リスク回避の円高でドル円は133円半ばに下落 ファースト・リパブリックが不安煽る=NY為替概況
リスク回避の円高でドル円は133円半ばに下落 ファースト・リパブリックが不安煽る=NY為替概況
きょうのNY為替市場でドル円は133円台半ばに下落した。午後になって売りが加速し、一時133.40円付近まで下げ幅を拡大。米株式市場で売りが強まり、ダウ平均が300ドル超下げ幅を拡大する中、リスク回避の円高が強まった。
米株式市場の下げについては、米地銀のファースト・リパブリックが急落し、全体を圧迫。

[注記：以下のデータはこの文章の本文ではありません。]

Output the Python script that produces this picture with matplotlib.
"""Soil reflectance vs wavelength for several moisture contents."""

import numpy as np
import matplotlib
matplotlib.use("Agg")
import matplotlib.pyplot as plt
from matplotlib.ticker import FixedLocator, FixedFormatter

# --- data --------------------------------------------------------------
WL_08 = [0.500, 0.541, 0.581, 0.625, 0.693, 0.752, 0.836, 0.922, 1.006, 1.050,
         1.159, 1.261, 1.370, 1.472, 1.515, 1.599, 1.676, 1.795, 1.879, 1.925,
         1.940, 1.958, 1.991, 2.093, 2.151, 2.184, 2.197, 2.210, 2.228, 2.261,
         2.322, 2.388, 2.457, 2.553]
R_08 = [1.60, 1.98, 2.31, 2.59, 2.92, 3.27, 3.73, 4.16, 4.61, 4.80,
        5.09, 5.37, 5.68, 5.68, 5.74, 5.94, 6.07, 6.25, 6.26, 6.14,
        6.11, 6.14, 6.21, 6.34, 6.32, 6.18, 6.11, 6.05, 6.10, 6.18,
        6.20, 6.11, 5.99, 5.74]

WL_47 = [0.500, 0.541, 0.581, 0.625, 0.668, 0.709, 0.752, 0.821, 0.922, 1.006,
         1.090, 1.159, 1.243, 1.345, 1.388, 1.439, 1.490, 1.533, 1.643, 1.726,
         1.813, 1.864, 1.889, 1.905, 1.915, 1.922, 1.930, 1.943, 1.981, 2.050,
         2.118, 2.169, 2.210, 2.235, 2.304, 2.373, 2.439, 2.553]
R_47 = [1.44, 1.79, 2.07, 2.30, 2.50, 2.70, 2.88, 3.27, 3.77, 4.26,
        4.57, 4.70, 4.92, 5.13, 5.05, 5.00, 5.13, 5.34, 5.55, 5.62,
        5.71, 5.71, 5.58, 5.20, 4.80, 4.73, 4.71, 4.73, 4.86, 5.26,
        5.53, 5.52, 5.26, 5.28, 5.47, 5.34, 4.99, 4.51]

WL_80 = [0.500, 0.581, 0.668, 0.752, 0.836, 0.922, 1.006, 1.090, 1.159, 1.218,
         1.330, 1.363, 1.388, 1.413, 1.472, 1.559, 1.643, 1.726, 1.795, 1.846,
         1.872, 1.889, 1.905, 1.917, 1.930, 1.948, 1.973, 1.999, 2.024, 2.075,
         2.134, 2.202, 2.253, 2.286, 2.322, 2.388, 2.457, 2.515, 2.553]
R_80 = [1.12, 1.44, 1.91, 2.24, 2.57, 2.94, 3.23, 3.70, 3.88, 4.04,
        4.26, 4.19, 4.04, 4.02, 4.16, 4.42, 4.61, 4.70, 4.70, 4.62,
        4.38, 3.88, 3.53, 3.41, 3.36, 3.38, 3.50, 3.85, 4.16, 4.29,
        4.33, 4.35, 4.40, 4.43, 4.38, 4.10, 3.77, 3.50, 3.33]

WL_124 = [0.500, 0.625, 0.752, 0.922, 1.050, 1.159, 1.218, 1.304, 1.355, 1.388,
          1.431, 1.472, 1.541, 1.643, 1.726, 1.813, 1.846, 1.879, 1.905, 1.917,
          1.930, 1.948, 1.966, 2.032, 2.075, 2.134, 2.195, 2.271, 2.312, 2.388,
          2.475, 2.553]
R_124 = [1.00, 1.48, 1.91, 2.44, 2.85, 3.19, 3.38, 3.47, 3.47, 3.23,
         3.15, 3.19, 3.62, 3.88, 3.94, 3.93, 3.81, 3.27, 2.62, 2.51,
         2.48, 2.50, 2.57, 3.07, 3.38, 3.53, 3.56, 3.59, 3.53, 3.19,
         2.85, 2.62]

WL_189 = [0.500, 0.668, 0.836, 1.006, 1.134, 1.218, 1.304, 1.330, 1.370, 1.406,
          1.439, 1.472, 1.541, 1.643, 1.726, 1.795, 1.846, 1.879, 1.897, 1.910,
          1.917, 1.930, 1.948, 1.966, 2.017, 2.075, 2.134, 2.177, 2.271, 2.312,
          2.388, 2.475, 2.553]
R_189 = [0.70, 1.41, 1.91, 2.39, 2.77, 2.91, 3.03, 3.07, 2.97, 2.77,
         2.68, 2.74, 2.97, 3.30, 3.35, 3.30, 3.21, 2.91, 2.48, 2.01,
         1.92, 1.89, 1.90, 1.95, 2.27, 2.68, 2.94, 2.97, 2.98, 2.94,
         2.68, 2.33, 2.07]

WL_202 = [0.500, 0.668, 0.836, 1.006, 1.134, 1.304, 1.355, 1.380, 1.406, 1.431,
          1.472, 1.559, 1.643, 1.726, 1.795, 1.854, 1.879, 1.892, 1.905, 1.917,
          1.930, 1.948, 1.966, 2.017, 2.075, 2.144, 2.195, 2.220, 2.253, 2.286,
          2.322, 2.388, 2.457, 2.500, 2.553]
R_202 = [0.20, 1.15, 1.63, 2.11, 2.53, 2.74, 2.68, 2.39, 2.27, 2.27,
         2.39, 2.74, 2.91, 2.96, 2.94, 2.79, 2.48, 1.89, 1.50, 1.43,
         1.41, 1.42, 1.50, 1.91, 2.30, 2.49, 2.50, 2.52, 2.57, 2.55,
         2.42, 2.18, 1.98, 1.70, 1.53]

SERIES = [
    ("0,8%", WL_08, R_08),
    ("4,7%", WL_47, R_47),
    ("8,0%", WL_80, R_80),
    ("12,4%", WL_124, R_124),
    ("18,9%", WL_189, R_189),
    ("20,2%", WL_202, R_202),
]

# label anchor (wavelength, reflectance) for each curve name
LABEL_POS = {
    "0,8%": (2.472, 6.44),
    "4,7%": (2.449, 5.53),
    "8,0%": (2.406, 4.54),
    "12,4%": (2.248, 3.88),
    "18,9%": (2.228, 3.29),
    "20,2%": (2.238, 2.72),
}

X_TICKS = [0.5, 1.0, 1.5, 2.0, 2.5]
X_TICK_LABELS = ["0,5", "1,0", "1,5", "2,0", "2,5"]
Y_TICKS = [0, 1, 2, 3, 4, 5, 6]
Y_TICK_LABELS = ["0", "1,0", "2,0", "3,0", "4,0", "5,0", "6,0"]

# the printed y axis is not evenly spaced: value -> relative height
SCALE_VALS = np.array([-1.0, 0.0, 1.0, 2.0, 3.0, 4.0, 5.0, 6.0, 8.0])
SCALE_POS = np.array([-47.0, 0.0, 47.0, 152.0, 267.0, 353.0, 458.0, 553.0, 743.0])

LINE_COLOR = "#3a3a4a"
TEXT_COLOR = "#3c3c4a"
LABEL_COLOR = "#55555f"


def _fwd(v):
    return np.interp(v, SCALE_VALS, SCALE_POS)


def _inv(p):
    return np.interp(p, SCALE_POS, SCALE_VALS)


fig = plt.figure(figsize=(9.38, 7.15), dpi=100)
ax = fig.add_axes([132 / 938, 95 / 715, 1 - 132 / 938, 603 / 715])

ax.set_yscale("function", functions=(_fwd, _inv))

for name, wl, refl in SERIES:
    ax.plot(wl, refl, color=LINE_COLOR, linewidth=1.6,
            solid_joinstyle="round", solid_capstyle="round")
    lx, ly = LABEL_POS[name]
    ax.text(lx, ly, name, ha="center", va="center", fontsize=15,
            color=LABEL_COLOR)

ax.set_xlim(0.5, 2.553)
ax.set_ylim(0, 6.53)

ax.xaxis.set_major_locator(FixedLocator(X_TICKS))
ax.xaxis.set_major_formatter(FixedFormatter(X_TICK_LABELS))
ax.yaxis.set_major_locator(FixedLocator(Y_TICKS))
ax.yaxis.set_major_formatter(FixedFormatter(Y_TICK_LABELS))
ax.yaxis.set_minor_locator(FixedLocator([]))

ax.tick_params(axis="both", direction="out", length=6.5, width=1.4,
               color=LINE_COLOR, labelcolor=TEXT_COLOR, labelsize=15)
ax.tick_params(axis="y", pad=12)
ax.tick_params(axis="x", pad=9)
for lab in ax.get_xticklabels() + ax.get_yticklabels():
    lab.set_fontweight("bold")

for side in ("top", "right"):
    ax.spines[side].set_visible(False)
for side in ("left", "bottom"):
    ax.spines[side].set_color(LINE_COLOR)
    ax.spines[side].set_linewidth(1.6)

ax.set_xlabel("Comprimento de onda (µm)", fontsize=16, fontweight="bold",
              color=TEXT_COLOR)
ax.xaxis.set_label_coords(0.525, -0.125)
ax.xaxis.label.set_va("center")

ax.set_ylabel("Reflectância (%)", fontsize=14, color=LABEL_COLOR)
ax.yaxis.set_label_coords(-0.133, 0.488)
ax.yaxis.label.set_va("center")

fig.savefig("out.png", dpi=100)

同銀は決算を受けて大幅安となっていたが、より広範な救済計画の一環として、500億-1000億ドルの長期証券および住宅ローン債権の売却を検討しているとも伝わった。売却すれば、資産と負債のミスマッチを縮小させることができるという。市場では米銀システムへの不安を呼び起こすニュースと捉え、市場も敏感に反応したようだ。
ただ、下押す動きまではなく、次のアクション待ちの雰囲気は続いている印象。FRBについては何も変化はなく、来週のFOMCでの0.25%ポイントの利上げをほぼ確実視している一方、一部で出ている6月利上げについてはまだ確率は低いと見ているようだ。今週はFOMC委員の発言もなく、手掛かり材料は経済指標だが、今週は第1四半期のGDP速報や、週末にはPCEデフレータの発表が予定。

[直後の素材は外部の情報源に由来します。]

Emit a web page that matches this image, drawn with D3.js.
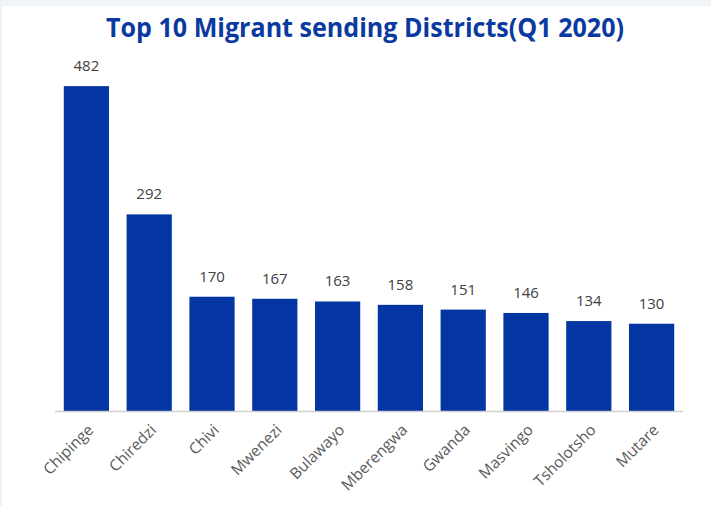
<!DOCTYPE html>
<html><head><meta charset="utf-8">
<script src="https://cdn.jsdelivr.net/npm/d3@7"></script>
<style>body{margin:0;background:#fff}svg{display:block}</style>
</head><body>
<svg id="c" width="711" height="506"></svg>
<script>
const categories = ["Chipinge","Chiredzi","Chivi","Mwenezi","Bulawayo","Mberengwa","Gwanda","Masvingo","Tsholotsho","Mutare"];
const values = [482,292,170,167,163,158,151,146,134,130];
const title = "Top 10 Migrant sending Districts(Q1 2020)";

const svg = d3.select("#c");
svg.append("rect").attr("x",0).attr("y",0).attr("width",711).attr("height",506).attr("fill","#f0f4f8");
svg.append("rect").attr("x",2).attr("y",6).attr("width",709).attr("height",500).attr("fill","#ffffff");

const x = d3.scaleBand().domain(categories).range([55,683]).paddingInner(0.28).paddingOuter(0.14);
const y = d3.scaleLinear().domain([0,500]).range([411.5,74]);

svg.append("text").attr("x",365).attr("y",37).attr("text-anchor","middle")
  .attr("font-family","Open Sans, sans-serif").attr("font-weight","bold").attr("font-size",27)
  .attr("fill","#0a3aa0").attr("textLength",518).attr("lengthAdjust","spacingAndGlyphs").text(title);

svg.append("g").selectAll("rect").data(values).join("rect")
  .attr("x",(d,i)=>x(categories[i])).attr("width",x.bandwidth())
  .attr("y",d=>y(d)).attr("height",d=>y(0)-y(d)).attr("fill","#0336a3");

svg.append("line").attr("x1",55).attr("x2",683).attr("y1",411.5).attr("y2",411.5)
  .attr("stroke","#d0d0d0").attr("stroke-width",1.5);

svg.append("g").selectAll("text").data(values).join("text")
  .attr("x",(d,i)=>x(categories[i])+x.bandwidth()/2).attr("y",d=>y(d)-15)
  .attr("text-anchor","middle").attr("font-family","Open Sans, sans-serif").attr("font-size",15)
  .attr("fill","#404040").text(d=>d);

svg.append("g").selectAll("text").data(categories).join("text")
  .attr("transform",d=>`translate(${x(d)+x.bandwidth()/2+8},${431}) rotate(-45)`)
  .attr("text-anchor","end").attr("font-family","Open Sans, sans-serif").attr("font-size",15.5)
  .attr("fill","#595959").text(d=>d);
</script>
</body></html>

日銀の植田総裁はきょうも国会で答弁を行い、出口戦略に慎重姿勢を滲ませた。今週の日銀決定会合については内容を見極める必要はあるが、市場の政策修正への期待は一旦後退している模様。
ユーロドルは戻り売りに押され、1.09ドル台に値を落とした。ただ、下押す動きまでは見られず、21日線より上の水準はしっかりと維持され、上昇トレンドは継続している。

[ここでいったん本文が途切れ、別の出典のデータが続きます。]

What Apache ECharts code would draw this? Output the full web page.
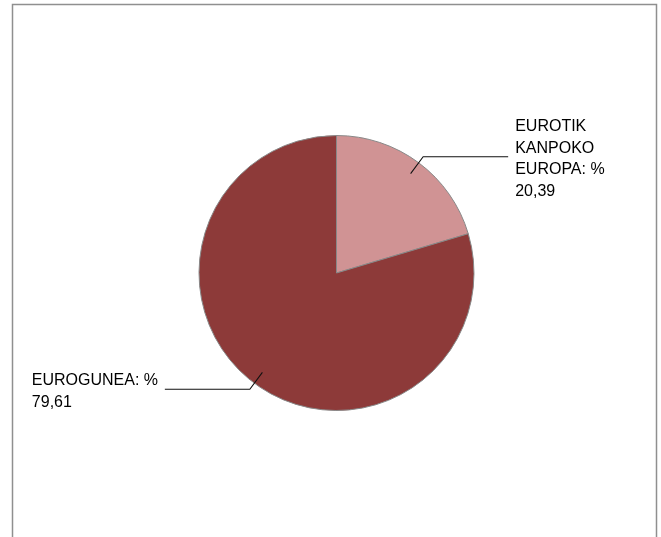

市場からは、来週のFRBとECBの政策決定を前に、ユーロドルは底堅い取引が予想されるとの見方が出ている。5月3日にFOMC、4日にECB理事会を控え、ユーロドルは底堅く推移すると予想されるという。FRBは利上げサイクル終了が近づいている可能性が高まる中、米債務上限問題と米銀への懸念もあり、ドルにとっては逆風となる。
一方、市場では、ECBはよりタカ派的と認識されており、いまのところユーロが市場の優先通貨となっている。つまり、中央銀行の会合を前に市場が見方を変え、ユーロドルの流れを大きく変化させるためには、かなりの事が起きる必要があるという。
ポンドドルは戻り売りに押され、一時1.23ドル台に下落。きょうの下げで1.24ドル台前半に来ている21日線を下回っているが、いまのところ上値が重くなっている気配こそあるものの、下値を試そうという雰囲気まではない。
市場からは、投機筋がポンド安にポジションを傾けることはもはやないとの指摘が出ている。先週末発表の最新の米商品先物協会(CFTC)の建玉報告によると、投機筋はもはやポンドのショートを形成していないという。昨年後半以降のポンド安で利益を得ていた投機筋は、この6カ月間は大変だったようだと述べている。
しかし、ポンドがユーロに対して買いが強まるとも考えていないという。短期金融市場ではすでに今後5カ月で英中銀の0.65%ポイントの利上げを織り込んでおり、ここからポンドが対ユーロで大きく買われるようなことはないと見ているという。